The Slatest

Paul Ryan, Already Tired of the Boring Heartland and Its Dumb Values, Is Moving Back to the Beltway

Ryan, wearing a coat with a Green Bay Packers logo on it, stands in a crowd of people wearing Packers colors, one of whom is wearing a large "cheesehead" hat.
Paul Ryan at Lambeau Field in 2012, probably wishing he was at the opera or the ballet or something. Eric Thayer/Reuters

Remember Paul Ryan? Former speaker of the House? Slept on a cot in his office to make a point about how Janesville, Wisconsin, and not Washington, D.C., was his real home? Left Congress in January to move back to his roots? Well:

The former speaker of the House and onetime GOP vice presidential nominee is leaving his longtime home of Janesville, Wis., and will rent a house in the Maryland suburbs of Washington.

“Now in the private sector, Paul and his family are temporarily renting a house in Maryland, and he’ll be spending time there as well as their family home in Janesville,” a Ryan aide told POLITICO.

Look—it makes sense. Middle America is terrible, just an absolute cultural wasteland. You can’t get arugula, parts for your Volvo take three weeks to arrive from the coast, and if you ask for a latte, they’ll be all, a lat-what now, Mister? The fanciest restaurant anyone has ever heard of is Burger King, and most of the superstitious locals think a real king makes the food there. Don’t even get me started on church being the centerpiece of social life. Can you imagine?!? Living in the Midwest for even one day would be absolutely excruciating for any civilized person.

Still, you’d expect the former leader of the Real American Heartland Party to make it through at least one calendar year of grinding it out in actual Real America before admitting that he prefers the urbane intellectual atmosphere and decadent material pleasures of, uh, suburban Maryland.
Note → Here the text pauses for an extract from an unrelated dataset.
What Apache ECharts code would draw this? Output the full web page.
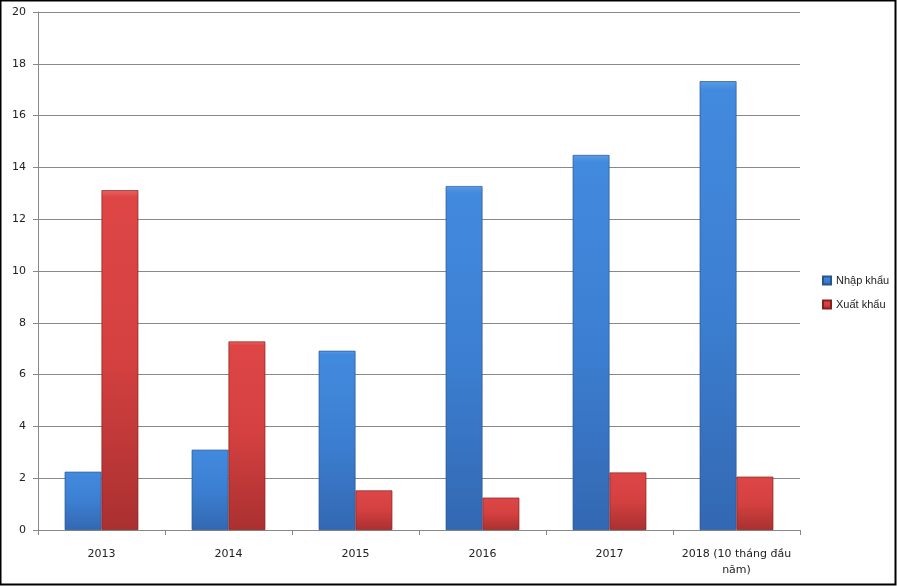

Laughs aside, part of the reason Paul Ryan is moving to D.C. is presumably that it’s convenient for his “private sector” work, which at this point consists of things like serving on the board of Fox News’ parent company and appearing at a “summit” put on by Tagg Romney’s private equity firm. Politico also says Ryan’s started something called the “American Idea Foundation” that will be based in Janesville, but as far as I can tell the foundation doesn’t have a website and hasn’t produced any work; the only mention of it I can find online prior to this week is in an April article in the Janesville Gazette, which says it “will be launched later this year.” (Per the Gazette, the foundation is based in the same small office building that’s also the registered location of a Ryan-controlled PAC.) Put another way, now that his job doesn’t have to involve the pretense of serving the people of southern Wisconsin—the pretense that it involves anything other than lubricating transactions between wealthy executives and the people who write and administer laws—Ryan can also drop the pretense that he doesn’t live in the place where those transactions take place.

Which, to a certain extent, depending on how much lobbying he’s going to do on behalf of, like, Dubai-based tactical-pesticide conglomerates, is fine. And the other part of the reason he’s moving, according to his spokesperson, is that his wife has relatives in the area. So, like many people, he’s chosen to live on the East Coast in a metropolitan center because of his career and his family. It’s just that unlike almost all of the other people who do that, Ryan previously worked for decades for an organization that advances its goals via the bad-faith depiction of professional-class residents of the coasts as quasi-traitorous sub-Americans.

Anyway, I’m just kidding about the Midwest. It’s fine. I’m from Midland, Michigan, and now I live in New Jersey, which is worse.